Speech Recognition

How does speech recognition work?

Speech recognition systems attempt to convert the acoustic waveform that we hear into a corresponding sequence of words and to do this accurately, they must cope with the huge variability in the way that human speech is produced. In simple terms, everybody speaks differently and even the speech of the same speaker changes significantly according to the context, emphasis, mood and acoustic environment.

To handle all of this variability, speech recognition systems use a statistical modelling approach. Words are assumed to be composed of basic sounds such as "ee", "eh", "p", "t", etc., called phones.

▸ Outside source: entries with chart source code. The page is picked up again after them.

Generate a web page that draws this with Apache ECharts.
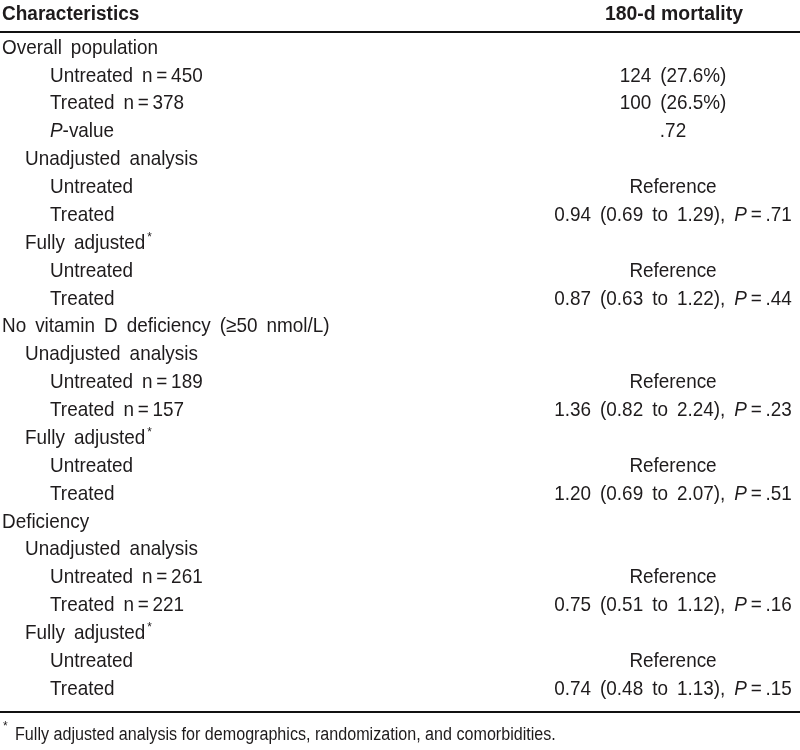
<!DOCTYPE html>
<html><head><meta charset="utf-8">
<script src="https://cdn.jsdelivr.net/npm/echarts@6/dist/echarts.min.js"></script>
<style>html,body{margin:0;padding:0;background:#fff}#c{width:800px;height:750px}</style>
</head><body><div id="c"></div>
<script>
const headers = ['Characteristics', '180-d mortality'];
const rowLabels = [
  'Overall population', 'Untreated n\u2009=\u2009450', 'Treated n\u2009=\u2009378', 'P-value',
  'Unadjusted analysis', 'Untreated', 'Treated',
  'Fully adjusted*', 'Untreated', 'Treated',
  'No vitamin D deficiency (\u226550 nmol/L)',
  'Unadjusted analysis', 'Untreated n\u2009=\u2009189', 'Treated n\u2009=\u2009157',
  'Fully adjusted*', 'Untreated', 'Treated',
  'Deficiency',
  'Unadjusted analysis', 'Untreated n\u2009=\u2009261', 'Treated n\u2009=\u2009221',
  'Fully adjusted*', 'Untreated', 'Treated'
];
const rowLevels = [0,2,2,2, 1,2,2, 1,2,2, 0, 1,2,2, 1,2,2, 0, 1,2,2, 1,2,2];
const mortality = [
  '', '124 (27.6%)', '100 (26.5%)', '.72',
  '', 'Reference', '0.94 (0.69 to 1.29), P\u2009=\u2009.71',
  '', 'Reference', '0.87 (0.63 to 1.22), P\u2009=\u2009.44',
  '',
  '', 'Reference', '1.36 (0.82 to 2.24), P\u2009=\u2009.23',
  '', 'Reference', '1.20 (0.69 to 2.07), P\u2009=\u2009.51',
  '',
  '', 'Reference', '0.75 (0.51 to 1.12), P\u2009=\u2009.16',
  '', 'Reference', '0.74 (0.48 to 1.13), P\u2009=\u2009.15'
];
const footnote = 'Fully adjusted analysis for demographics, randomization, and comorbidities.';

const FONT = "'Liberation Sans',Arial,sans-serif";
const COLOR = '#1e1b1c';
const FS = 21;
const SX = 0.9;
const indentPx = [2, 25, 50];
const valueCenter = 673;

function richify(s) {
  return s.replace(/ /g, '{sp| }')
    .replace(/^P-/, '{i|P}-').replace(/P(?=\u2009?=)/g, '{i|P}').replace(/\*$/, '{sup|*}');
}
const rich = {
  i: {fontStyle: 'italic', fontFamily: FONT, fontSize: FS, lineHeight: 24, fill: COLOR, color: COLOR},
  sp: {fontFamily: FONT, fontSize: 36, lineHeight: 24, fill: COLOR, color: COLOR},
  sup: {fontFamily: FONT, fontSize: 13, lineHeight: 24, fill: COLOR, color: COLOR, padding: [0, 0, 12, 2]}
};

function makeRender(texts, align) {
  return function (params, api) {
    const txt = texts[params.dataIndex];
    if (!txt) return null;
    const pt = api.coord([api.value(0), api.value(1)]);
    return {
      type: 'text', x: pt[0], y: pt[1], scaleX: SX, scaleY: 1,
      style: {
        text: richify(txt), rich: rich, fontFamily: FONT, fontSize: FS, lineHeight: 24, fill: COLOR,
        align: align, verticalAlign: 'middle'
      }
    };
  };
}

const leftData = rowLabels.map((t, i) => [indentPx[rowLevels[i]], i]);
const rightData = mortality.map((t, i) => [valueCenter, i]);

const chart = echarts.init(document.getElementById('c'), null, {renderer: 'canvas'});
chart.setOption({
  backgroundColor: '#fff',
  animation: false,
  grid: {left: 0, right: 0, top: 34, bottom: 47},
  xAxis: {type: 'value', min: 0, max: 800, show: false},
  yAxis: {type: 'category', inverse: true, data: rowLabels.map((_, i) => i), show: false},
  graphic: [
    {type: 'text', x: 2, y: 14, scaleX: 0.95, style: {text: headers[0], font: "bold 20px " + FONT, fill: COLOR, verticalAlign: 'middle'}},
    {type: 'text', x: 674, y: 14, scaleX: 0.97, style: {text: headers[1], font: "bold 20px " + FONT, fill: COLOR, align: 'center', verticalAlign: 'middle'}},
    {type: 'rect', shape: {x: 0, y: 31, width: 800, height: 2}, style: {fill: '#111'}},
    {type: 'rect', shape: {x: 0, y: 711, width: 800, height: 2}, style: {fill: '#111'}},
    {type: 'text', x: 3, y: 721, style: {text: '*', font: "12px " + FONT, fill: COLOR}},
    {type: 'text', x: 15, y: 735, scaleX: 0.895, style: {text: footnote, font: "18px " + FONT, fill: COLOR, verticalAlign: 'middle'}}
  ],
  series: [
    {type: 'custom', coordinateSystem: 'cartesian2d', data: leftData, renderItem: makeRender(rowLabels, 'left')},
    {type: 'custom', coordinateSystem: 'cartesian2d', data: rightData, renderItem: makeRender(mortality, 'center')}
  ]
});
</script></body></html>
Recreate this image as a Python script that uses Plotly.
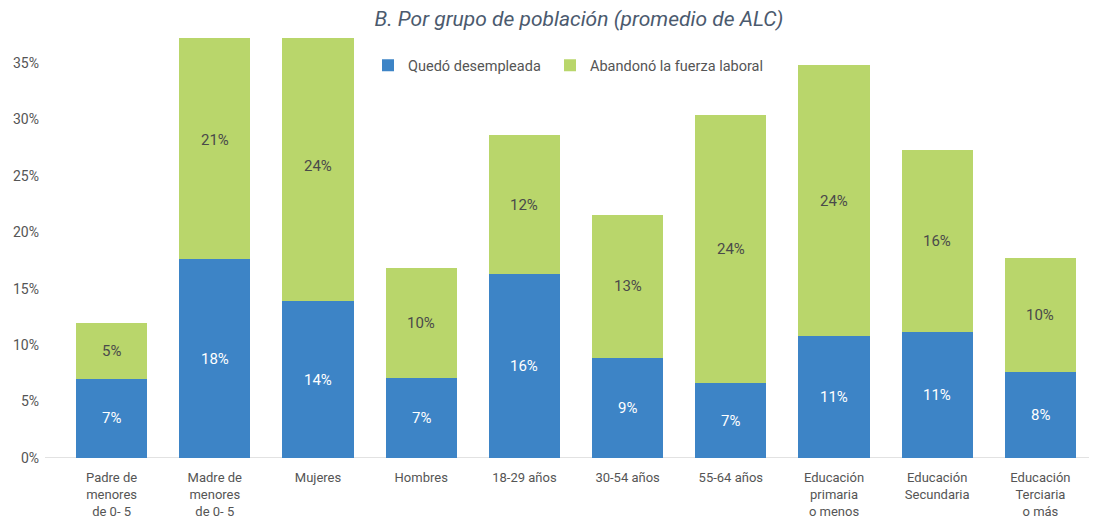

Each of these sounds is represented by a so-called "Hidden Markov Model (HMM)" which is a statistical device capable of recording the typical way a sound is produced and the range of variations to expect. The parameters of these HMMs are estimated using very large acoustic databases (typically 100+ hours) which contain examples of each sound spoken in many different contexts by many different people.

When faced with a new and unknown utterance, a properly trained set of phone HMMs can be used to find the sequence of sounds which were most likely to have generated the utterance. The words spoken can then be found by using a pronouncing dictionary to constrain this best-matching phone sequence to correspond to actual words. Recognition can be further improved by constraining the recognised word sequence to conform to a grammar. These grammars are typically also statistical and are based on the probabilities of word sequences estimated from a large text corpus.